**Task to complete**
Retype the whole listing, please, keeping every line exact and dropping the pictures.

**The records**
=-=-=-=-=

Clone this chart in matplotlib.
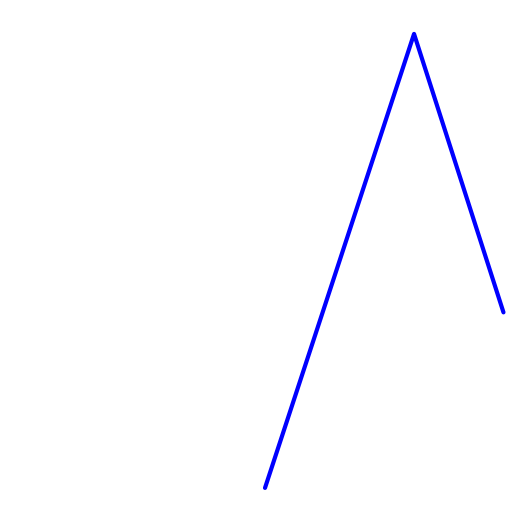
import matplotlib
matplotlib.use("Agg")
import matplotlib.pyplot as plt

# values
x = [0, 5, 8]
y = [0, 15, 5.8]

fig = plt.figure(figsize=(5.3, 5.3), dpi=100)
ax = fig.add_axes([0, 0, 1, 1])
ax.plot(x, y, color="blue", linewidth=3.0, solid_capstyle="round", solid_joinstyle="round")
ax.set_xlim(-8.89, 8.89)
ax.set_ylim(-1.39, 16.12)
ax.axis("off")

fig.savefig("out.png", dpi=100)
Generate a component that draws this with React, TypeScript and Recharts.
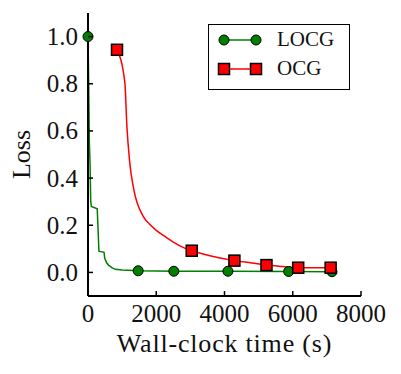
import React from "react";
import { ComposedChart, Line, Scatter, XAxis, YAxis, Legend } from "recharts";

// LOCG curve (wall-clock seconds, loss)
const locgTime = [0, 20, 40, 60, 80, 100, 270, 290, 320, 470, 490, 550, 610, 700, 800, 1000, 1470, 2515, 4100, 5880, 7150];
const locgLoss = [1.0, 0.8, 0.55, 0.46, 0.3, 0.28, 0.27, 0.2, 0.09, 0.085, 0.06, 0.04, 0.03, 0.02, 0.013, 0.01, 0.007, 0.005, 0.005, 0.004, 0.003];
const locgMarkTime = [0, 1470, 2515, 4100, 5880, 7150];
const locgMarkLoss = [1.0, 0.007, 0.005, 0.005, 0.004, 0.003];

// OCG curve
const ocgTime = [850, 1080, 1140, 1220, 1345, 1610, 1800, 2000, 2300, 2600, 2850, 3040, 3400, 3800, 4290, 4800, 5230, 5700, 6160, 6600, 7110];
const ocgLoss = [0.944, 0.805, 0.62, 0.47, 0.35, 0.24, 0.205, 0.178, 0.148, 0.12, 0.102, 0.092, 0.077, 0.063, 0.05, 0.04, 0.031, 0.025, 0.02, 0.02, 0.02];
const ocgMarkTime = [850, 3040, 4290, 5230, 6160, 7110];
const ocgMarkLoss = [0.944, 0.092, 0.05, 0.031, 0.02, 0.02];

const xTicks = [0, 2000, 4000, 6000, 8000];
const yTicks = [0, 0.2, 0.4, 0.6, 0.8, 1.0];

const zip = (t: number[], v: number[]) => t.map((x, i) => ({ t: x, v: v[i] }));
const locgLine = zip(locgTime, locgLoss);
const locgMarks = zip(locgMarkTime, locgMarkLoss);
const ocgLine = zip(ocgTime, ocgLoss);
const ocgMarks = zip(ocgMarkTime, ocgMarkLoss);

const FONT = "'Liberation Serif', 'Times New Roman', serif";
const GREEN = "#007f00";
const RED = "#ff0000";
const TICK = 5;

const BottomTick = ({ x, y, payload }: any) => (
  <g>
    <line x1={x} x2={x} y1={y} y2={y - TICK} stroke="#000" strokeWidth={1.5} />
    <text x={x} y={y + 17} textAnchor="middle" dominantBaseline="central" fontFamily={FONT} fontSize={25} fill="#111">
      {payload.value}
    </text>
  </g>
);
const TopTick = ({ x, y }: any) => (
  <line x1={x} x2={x} y1={y} y2={y + TICK} stroke="#000" strokeWidth={1.5} />
);
const LeftTick = ({ x, y, payload }: any) => (
  <g>
    <line x1={x} x2={x + TICK} y1={y} y2={y} stroke="#000" strokeWidth={1.5} />
    <text x={x - 10} y={y} textAnchor="end" dominantBaseline="central" fontFamily={FONT} fontSize={25} fill="#111">
      {payload.value.toFixed(1)}
    </text>
  </g>
);
const RightTick = ({ x, y }: any) => (
  <line x1={x} x2={x - TICK} y1={y} y2={y} stroke="#000" strokeWidth={1.5} />
);

const Circle = ({ cx, cy }: any) => (
  <circle cx={cx} cy={cy} r={5} fill={GREEN} stroke="#000" strokeWidth={1} />
);
const Square = ({ cx, cy }: any) => (
  <rect x={cx - 5.5} y={cy - 5.5} width={11} height={11} fill={RED} stroke="#000" strokeWidth={1.5} />
);

const legendItems = [
  { name: "LOCG", color: GREEN, shape: "circle" },
  { name: "OCG", color: RED, shape: "square" },
];

const LegendBox = () => (
  <div style={{ border: "1.5px solid #000", background: "#fff", width: 142, height: 66, boxSizing: "border-box", fontFamily: FONT, fontSize: 21 }}>
    {legendItems.map((it) => (
      <div key={it.name} style={{ display: "flex", alignItems: "center", height: 29 }}>
        <svg width={68} height={20} style={{ display: "block" }}>
          <line x1={15} x2={47} y1={10} y2={10} stroke={it.color} strokeWidth={1.5} />
          {it.shape === "circle"
            ? [15, 47].map((c) => <circle key={c} cx={c} cy={10} r={5} fill={it.color} stroke="#000" strokeWidth={1} />)
            : [15, 47].map((c) => <rect key={c} x={c - 5.5} y={4.5} width={11} height={11} fill={it.color} stroke="#000" strokeWidth={1.5} />)}
        </svg>
        <span style={{ color: "#111" }}>{it.name}</span>
      </div>
    ))}
  </div>
);

export default function App() {
  return (
    <ComposedChart width={385} height={358} margin={{ top: 5, right: 32, bottom: 0, left: 0 }}>
      <XAxis
        xAxisId="b" dataKey="t" type="number" domain={[0, 8000]} ticks={xTicks}
        height={70} tickSize={0} tickMargin={0} tick={<BottomTick />}
        axisLine={{ stroke: "#000", strokeWidth: 2 }}
        label={{ value: "Wall-clock time (s)", position: "center", dy: 12, fontFamily: FONT, fontSize: 26, letterSpacing: 0.8, fill: "#111" }}
      />
      <XAxis
        xAxisId="t" orientation="top" dataKey="t" type="number" domain={[0, 8000]} ticks={xTicks}
        height={0} tickSize={0} tickMargin={0} tick={<TopTick />}
        axisLine={{ stroke: "#000", strokeWidth: 2 }}
      />
      <YAxis
        yAxisId="l" dataKey="v" type="number" domain={[-0.1, 1.1]} ticks={yTicks}
        width={80} tickSize={0} tickMargin={0} tick={<LeftTick />}
        axisLine={{ stroke: "#000", strokeWidth: 2 }}
        label={{ value: "Loss", angle: -90, position: "center", dx: -27, fontFamily: FONT, fontSize: 26, fill: "#111" }}
      />
      <YAxis
        yAxisId="r" orientation="right" dataKey="v" type="number" domain={[-0.1, 1.1]} ticks={yTicks}
        width={0} tickSize={0} tickMargin={0} tick={<RightTick />}
        axisLine={{ stroke: "#000", strokeWidth: 2 }}
      />
      <Line xAxisId="b" yAxisId="l" data={locgLine} dataKey="v" type="linear" stroke={GREEN} strokeWidth={1.5} dot={false} isAnimationActive={false} />
      <Line xAxisId="b" yAxisId="l" data={ocgLine} dataKey="v" type="monotone" stroke={RED} strokeWidth={1.5} dot={false} isAnimationActive={false} />
      <Scatter xAxisId="b" yAxisId="l" data={locgMarks} dataKey="v" shape={<Circle />} isAnimationActive={false} />
      <Scatter xAxisId="b" yAxisId="l" data={ocgMarks} dataKey="v" shape={<Square />} isAnimationActive={false} />
      <Legend
        layout="vertical" align="center" verticalAlign="middle"
        content={<LegendBox />}
        wrapperStyle={{ left: 200, top: 16, width: 142 }}
      />
    </ComposedChart>
  );
}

=-=-=-=-=

**Solution for this task**
Clone this chart in matplotlib.
import matplotlib
matplotlib.use("Agg")
import matplotlib.pyplot as plt

# values
x = [0, 5, 8]
y = [0, 15, 5.8]

fig = plt.figure(figsize=(5.3, 5.3), dpi=100)
ax = fig.add_axes([0, 0, 1, 1])
ax.plot(x, y, color="blue", linewidth=3.0, solid_capstyle="round", solid_joinstyle="round")
ax.set_xlim(-8.89, 8.89)
ax.set_ylim(-1.39, 16.12)
ax.axis("off")

fig.savefig("out.png", dpi=100)
Generate a component that draws this with React, TypeScript and Recharts.
import React from "react";
import { ComposedChart, Line, Scatter, XAxis, YAxis, Legend } from "recharts";

// LOCG curve (wall-clock seconds, loss)
const locgTime = [0, 20, 40, 60, 80, 100, 270, 290, 320, 470, 490, 550, 610, 700, 800, 1000, 1470, 2515, 4100, 5880, 7150];
const locgLoss = [1.0, 0.8, 0.55, 0.46, 0.3, 0.28, 0.27, 0.2, 0.09, 0.085, 0.06, 0.04, 0.03, 0.02, 0.013, 0.01, 0.007, 0.005, 0.005, 0.004, 0.003];
const locgMarkTime = [0, 1470, 2515, 4100, 5880, 7150];
const locgMarkLoss = [1.0, 0.007, 0.005, 0.005, 0.004, 0.003];

// OCG curve
const ocgTime = [850, 1080, 1140, 1220, 1345, 1610, 1800, 2000, 2300, 2600, 2850, 3040, 3400, 3800, 4290, 4800, 5230, 5700, 6160, 6600, 7110];
const ocgLoss = [0.944, 0.805, 0.62, 0.47, 0.35, 0.24, 0.205, 0.178, 0.148, 0.12, 0.102, 0.092, 0.077, 0.063, 0.05, 0.04, 0.031, 0.025, 0.02, 0.02, 0.02];
const ocgMarkTime = [850, 3040, 4290, 5230, 6160, 7110];
const ocgMarkLoss = [0.944, 0.092, 0.05, 0.031, 0.02, 0.02];

const xTicks = [0, 2000, 4000, 6000, 8000];
const yTicks = [0, 0.2, 0.4, 0.6, 0.8, 1.0];

const zip = (t: number[], v: number[]) => t.map((x, i) => ({ t: x, v: v[i] }));
const locgLine = zip(locgTime, locgLoss);
const locgMarks = zip(locgMarkTime, locgMarkLoss);
const ocgLine = zip(ocgTime, ocgLoss);
const ocgMarks = zip(ocgMarkTime, ocgMarkLoss);

const FONT = "'Liberation Serif', 'Times New Roman', serif";
const GREEN = "#007f00";
const RED = "#ff0000";
const TICK = 5;

const BottomTick = ({ x, y, payload }: any) => (
  <g>
    <line x1={x} x2={x} y1={y} y2={y - TICK} stroke="#000" strokeWidth={1.5} />
    <text x={x} y={y + 17} textAnchor="middle" dominantBaseline="central" fontFamily={FONT} fontSize={25} fill="#111">
      {payload.value}
    </text>
  </g>
);
const TopTick = ({ x, y }: any) => (
  <line x1={x} x2={x} y1={y} y2={y + TICK} stroke="#000" strokeWidth={1.5} />
);
const LeftTick = ({ x, y, payload }: any) => (
  <g>
    <line x1={x} x2={x + TICK} y1={y} y2={y} stroke="#000" strokeWidth={1.5} />
    <text x={x - 10} y={y} textAnchor="end" dominantBaseline="central" fontFamily={FONT} fontSize={25} fill="#111">
      {payload.value.toFixed(1)}
    </text>
  </g>
);
const RightTick = ({ x, y }: any) => (
  <line x1={x} x2={x - TICK} y1={y} y2={y} stroke="#000" strokeWidth={1.5} />
);

const Circle = ({ cx, cy }: any) => (
  <circle cx={cx} cy={cy} r={5} fill={GREEN} stroke="#000" strokeWidth={1} />
);
const Square = ({ cx, cy }: any) => (
  <rect x={cx - 5.5} y={cy - 5.5} width={11} height={11} fill={RED} stroke="#000" strokeWidth={1.5} />
);

const legendItems = [
  { name: "LOCG", color: GREEN, shape: "circle" },
  { name: "OCG", color: RED, shape: "square" },
];

const LegendBox = () => (
  <div style={{ border: "1.5px solid #000", background: "#fff", width: 142, height: 66, boxSizing: "border-box", fontFamily: FONT, fontSize: 21 }}>
    {legendItems.map((it) => (
      <div key={it.name} style={{ display: "flex", alignItems: "center", height: 29 }}>
        <svg width={68} height={20} style={{ display: "block" }}>
          <line x1={15} x2={47} y1={10} y2={10} stroke={it.color} strokeWidth={1.5} />
          {it.shape === "circle"
            ? [15, 47].map((c) => <circle key={c} cx={c} cy={10} r={5} fill={it.color} stroke="#000" strokeWidth={1} />)
            : [15, 47].map((c) => <rect key={c} x={c - 5.5} y={4.5} width={11} height={11} fill={it.color} stroke="#000" strokeWidth={1.5} />)}
        </svg>
        <span style={{ color: "#111" }}>{it.name}</span>
      </div>
    ))}
  </div>
);

export default function App() {
  return (
    <ComposedChart width={385} height={358} margin={{ top: 5, right: 32, bottom: 0, left: 0 }}>
      <XAxis
        xAxisId="b" dataKey="t" type="number" domain={[0, 8000]} ticks={xTicks}
        height={70} tickSize={0} tickMargin={0} tick={<BottomTick />}
        axisLine={{ stroke: "#000", strokeWidth: 2 }}
        label={{ value: "Wall-clock time (s)", position: "center", dy: 12, fontFamily: FONT, fontSize: 26, letterSpacing: 0.8, fill: "#111" }}
      />
      <XAxis
        xAxisId="t" orientation="top" dataKey="t" type="number" domain={[0, 8000]} ticks={xTicks}
        height={0} tickSize={0} tickMargin={0} tick={<TopTick />}
        axisLine={{ stroke: "#000", strokeWidth: 2 }}
      />
      <YAxis
        yAxisId="l" dataKey="v" type="number" domain={[-0.1, 1.1]} ticks={yTicks}
        width={80} tickSize={0} tickMargin={0} tick={<LeftTick />}
        axisLine={{ stroke: "#000", strokeWidth: 2 }}
        label={{ value: "Loss", angle: -90, position: "center", dx: -27, fontFamily: FONT, fontSize: 26, fill: "#111" }}
      />
      <YAxis
        yAxisId="r" orientation="right" dataKey="v" type="number" domain={[-0.1, 1.1]} ticks={yTicks}
        width={0} tickSize={0} tickMargin={0} tick={<RightTick />}
        axisLine={{ stroke: "#000", strokeWidth: 2 }}
      />
      <Line xAxisId="b" yAxisId="l" data={locgLine} dataKey="v" type="linear" stroke={GREEN} strokeWidth={1.5} dot={false} isAnimationActive={false} />
      <Line xAxisId="b" yAxisId="l" data={ocgLine} dataKey="v" type="monotone" stroke={RED} strokeWidth={1.5} dot={false} isAnimationActive={false} />
      <Scatter xAxisId="b" yAxisId="l" data={locgMarks} dataKey="v" shape={<Circle />} isAnimationActive={false} />
      <Scatter xAxisId="b" yAxisId="l" data={ocgMarks} dataKey="v" shape={<Square />} isAnimationActive={false} />
      <Legend
        layout="vertical" align="center" verticalAlign="middle"
        content={<LegendBox />}
        wrapperStyle={{ left: 200, top: 16, width: 142 }}
      />
    </ComposedChart>
  );
}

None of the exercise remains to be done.